While there are a number of ways that blockchain can be applied to an industry such as oil and gas, the technology specifically provides a single source of truth within a complex sector containing multiple participants.
Raj Rapaka, digital innovation adviser with ExxonMobil and board member of Blockchain for Energy—a consortium of energy companies focused on bringing blockchain-based solutions to the sector—said that the oil and gas industry primarily recognizes blockchain as an important technology used to reduce friction when interacting with external parties. “There are many suppliers, vendors, contractors, and other parties involved in the oil and gas sector,” he said. “Blockchain provides a single source of truth, along with other features that make the technology appealing.”
According to Rapaka, these specific characteristics are being pushed within the oil and gas industry to ensure recognition that the technology will help the sector become more efficient moving forward.
Smart Contracts Automate Manual Processes
To put this in perspective, Rapaka mentioned that Blockchain for Energy recently helped oil giant Equinor leverage smart contracts to confirm various transactions.
Rebecca Hofmann, president and CEO of Blockchain for Energy, said that the consortium initially piloted a solution with blockchain company Data Gumbo back in 2019 and 2020. The pilot combined industry operators—along with their customers, suppliers, and vendors—and incorporated real-time sensors to gather data to validate transactions across a blockchain network.

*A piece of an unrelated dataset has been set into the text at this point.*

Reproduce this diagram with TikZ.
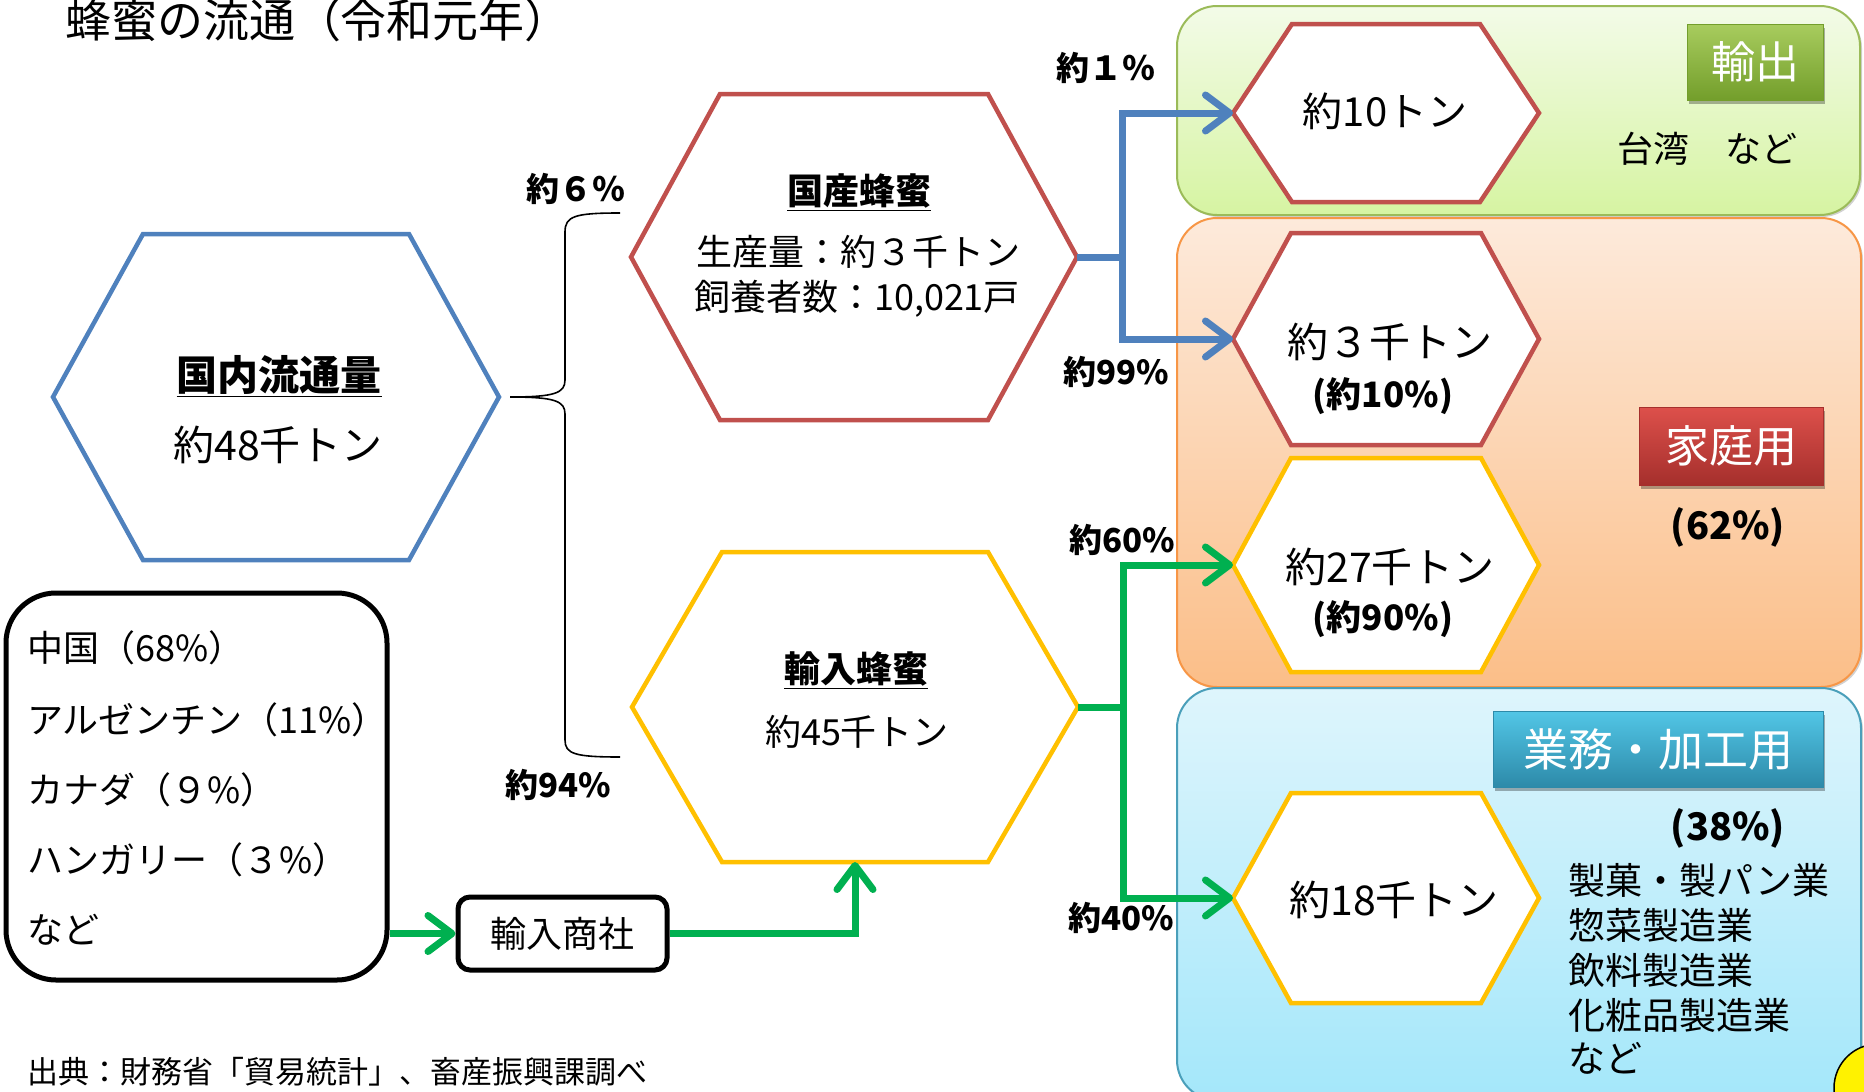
\documentclass[tikz,border=0pt]{standalone}
\usepackage{fontspec}
\setmainfont{Noto Sans CJK JP}
\usetikzlibrary{arrows.meta,shadows,shadings}
\definecolor{hexblue}{HTML}{4F81BD}
\definecolor{hexred}{HTML}{C0504D}
\definecolor{hexyel}{HTML}{FFC000}
\definecolor{flowgreen}{HTML}{00B050}
\definecolor{expTop}{HTML}{F3FBE8}
\definecolor{expBot}{HTML}{D6F4A2}
\definecolor{expLine}{HTML}{9BBB59}
\definecolor{homTop}{HTML}{FDEADB}
\definecolor{homBot}{HTML}{FBBE88}
\definecolor{homLine}{HTML}{F79646}
\definecolor{bizTop}{HTML}{DEF5FC}
\definecolor{bizBot}{HTML}{A4E7FA}
\definecolor{bizLine}{HTML}{4A9FBA}
\definecolor{lgTop}{HTML}{A8CC5E}
\definecolor{lgBot}{HTML}{739E2B}
\definecolor{lrTop}{HTML}{DD504B}
\definecolor{lrBot}{HTML}{A52F2C}
\definecolor{lbTop}{HTML}{52C6E6}
\definecolor{lbBot}{HTML}{2D8AA9}
\newcommand\drawhex[7]{%
  \draw[#7] ({#2-#4},#3) -- ({#2-#4+#6},{#3-#5}) -- ({#2+#4-#6},{#3-#5}) -- ({#2+#4},#3)
     -- ({#2+#4-#6},{#3+#5}) -- ({#2-#4+#6},{#3+#5}) -- cycle;
  \coordinate (#1W) at ({#2-#4},#3);
  \coordinate (#1E) at ({#2+#4},#3);
  \coordinate (#1S) at (#2,{#3+#5});
  \coordinate (#1N) at (#2,{#3-#5});
}
\begin{document}
\begin{tikzpicture}[x=1pt,y=-1pt,
  T/.style={inner sep=0pt, font=\fontsize{#1}{#1}\selectfont, anchor=base, yshift={-0.38*#1pt}},
  TB/.style={T=#1, font=\fontsize{#1}{#1}\selectfont\bfseries},
  TL/.style={T=#1, anchor=base west},
  hexB/.style={draw=hexblue, line width=4.5pt, fill=white},
  hexR/.style={draw=hexred, line width=4.5pt, fill=white},
  hexY/.style={draw=hexyel, line width=4.5pt, fill=white},
  bgbox/.style={rounded corners=40pt, line width=2pt, inner sep=0pt,
     drop shadow={shadow xshift=2pt, shadow yshift=-2pt, opacity=0.18, fill=black}},
  lbl/.style={inner sep=0pt, text=white, font=\fontsize{#1}{#1}\selectfont,
     drop shadow={shadow xshift=2pt, shadow yshift=-4pt, opacity=0.3, fill=black}},
  flow/.style={line width=7pt, -{Straight Barb[length=24pt,width=36pt,round]}},
  blueflow/.style={flow, draw=hexblue},
  greenflow/.style={flow, draw=flowgreen},
  blkbox/.style={draw=black, line width=5pt, fill=white, inner sep=0pt},
]
\useasboundingbox (0,0) rectangle (1864,1092);
\clip (0,0) rectangle (1864,1092);

% background category boxes
\node[bgbox, draw=expLine, top color=expTop, bottom color=expBot,
      minimum width=683pt, minimum height=209pt] (expbox) at (1518.5,110.5) {};
\node[bgbox, draw=homLine, top color=homTop, bottom color=homBot,
      minimum width=684pt, minimum height=469pt] (hombox) at (1519,452.5) {};
\node[bgbox, draw=bizLine, top color=bizTop, bottom color=bizBot,
      minimum width=684pt, minimum height=412pt] (bizbox) at (1519,894) {};

% category labels
\node[lbl=44, draw=lgBot, line width=0.8pt, top color=lgTop, bottom color=lgBot,
      minimum width=136pt, minimum height=76pt] (lexp) at (1755,62) {輸出};
\node[lbl=44, draw=lrBot, line width=0.8pt, top color=lrTop, bottom color=lrBot,
      minimum width=184pt, minimum height=78pt] (lhom) at (1731,446) {家庭用};
\node[lbl=45, draw=lbBot, line width=0.8pt, top color=lbTop, bottom color=lbBot,
      minimum width=330pt, minimum height=76pt] (lbiz) at (1658,749) {業務・加工用};

% yellow badge (partly outside)
\node[circle, fill=yellow, draw=black, line width=1.5pt, minimum size=88pt, inner sep=0pt] (badge) at (1878,1088) {};

% hexagons
\drawhex{dom}{276}{397}{223}{163}{90}{hexB}
\drawhex{kok}{854}{257}{223}{163}{89}{hexR}
\drawhex{yun}{855}{707}{223}{155}{90}{hexY}
\drawhex{ex}{1386}{113}{153}{89}{59}{hexR}
\drawhex{ha}{1386}{339}{153}{106}{58}{hexR}
\drawhex{hb}{1386}{565}{153}{107}{58}{hexY}
\drawhex{bz}{1386}{898}{153}{105}{58}{hexY}

% country and trading company boxes
\node[blkbox, rounded corners=50pt, minimum width=381pt, minimum height=387pt] (countries) at (196.5,786.5) {};
\node[blkbox, rounded corners=12pt, minimum width=209pt, minimum height=73pt,
      font=\fontsize{36}{36}\selectfont] (shosha) at (562.5,933.5) {輸入商社};

% brace
\coordinate (bracetip) at (510,397);
\draw[line width=1.6pt] (620,213) .. controls (575,213) and (565,216) .. (565,232) -- (565,380)
   .. controls (565,393) and (555,397) .. (bracetip)
   .. controls (555,397) and (565,401) .. (565,414) -- (565,740)
   .. controls (565,754) and (575,757) .. (620,757);

% flows
\draw[blueflow] (kokE) -- ++(45,0) |- (exW);
\draw[blueflow] (kokE) -- ++(45,0) |- (haW);
\draw[greenflow] (yunE) -- ++(45,0) |- (hbW);
\draw[greenflow] (yunE) -- ++(45,0) |- (bzW);
\draw[greenflow] (countries.east |- shosha.west) -- (shosha.west);
\draw[greenflow] (shosha.east) -| (yunS);

% title
\node[T=46] (title) at (318,20) {蜂蜜の流通（令和元年）};

% hexagon texts
\node[TB=41] (domT) at (279,375) {\underline{国内流通量}};
\node[T=41] (domV) at (278,445) {約48千トン};
\node[TB=36] (kokT) at (859,191) {\underline{国産蜂蜜}};
\node[T=36] (kokA) at (858,252) {生産量：約３千トン};
\node[T=36] (kokB) at (857,297) {飼養者数：10,021戸};
\node[TB=36] (yunT) at (856,669) {\underline{輸入蜂蜜}};
\node[T=36] (yunV) at (857,732) {約45千トン};
\node[T=40] (exV) at (1385,111) {約10トン};
\node[T=41] (haV) at (1390,342) {約３千トン};
\node[TB=35] (haP) at (1383,394) {(約10\%)};
\node[T=41] (hbV) at (1390,567) {約27千トン};
\node[TB=35] (hbP) at (1383,617) {(約90\%)};
\node[T=41] (bzV) at (1394,900) {約18千トン};

% category texts
\node[T=36] (taiwan) at (1707,149) {台湾　など};
\node[TB=38] (homP) at (1728,525) {(62\%)};
\node[TB=38] (bizP) at (1728,826) {(38\%)};
\node[TL=37] (use1) at (1568,880) {製菓・製パン業};
\node[TL=37] (use2) at (1568,925) {惣菜製造業};
\node[TL=37] (use3) at (1568,970) {飲料製造業};
\node[TL=37] (use4) at (1568,1015) {化粧品製造業};
\node[TL=37] (use5) at (1568,1058) {など};

% countries
\node[TL=36] (c1) at (27,648) {中国（68\%）};
\node[TL=36] (c2) at (27,720) {アルゼンチン（11\%）};
\node[TL=36] (c3) at (27,790) {カナダ（９\%）};
\node[TL=36] (c4) at (27,860) {ハンガリー（３\%）};
\node[TL=36] (c5) at (27,930) {など};

% percentage labels
\node[TB=33] (p6) at (576,189) {約６％};
\node[TB=33] (p94) at (558,785) {約94\%};
\node[TB=33] (p1) at (1106,68) {約１％};
\node[TB=33] (p99) at (1116,372) {約99\%};
\node[TB=33] (p60) at (1122,540) {約60\%};
\node[TB=33] (p40) at (1121,918) {約40\%};

% source
\node[TL=31] (src) at (27,1072) {出典：財務省「貿易統計」、畜産振興課調べ};
\end{tikzpicture}
\end{document}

According to Hofmann, the “Commodity Transport smart contract” solution was first piloted with produced water to prove that the technology was capable of helping with end-to-end automation.
“We call this ‘extreme automation’ because everything is touchless,” she said. “Connected IoT sensors gather the data, which then gets written to a blockchain ledger for validation. These invoices are then approved by smart contracts, which create invoices for automatic payments.”
Given the success of the trial, Hofmann explained that Blockchain for Energy helped automate an extremely manual process within the oil and gas industry supply chain. “There are about 23 manual touches that take place between all major oil and gas companies within the supply chain. We now have this number down to four,” she said.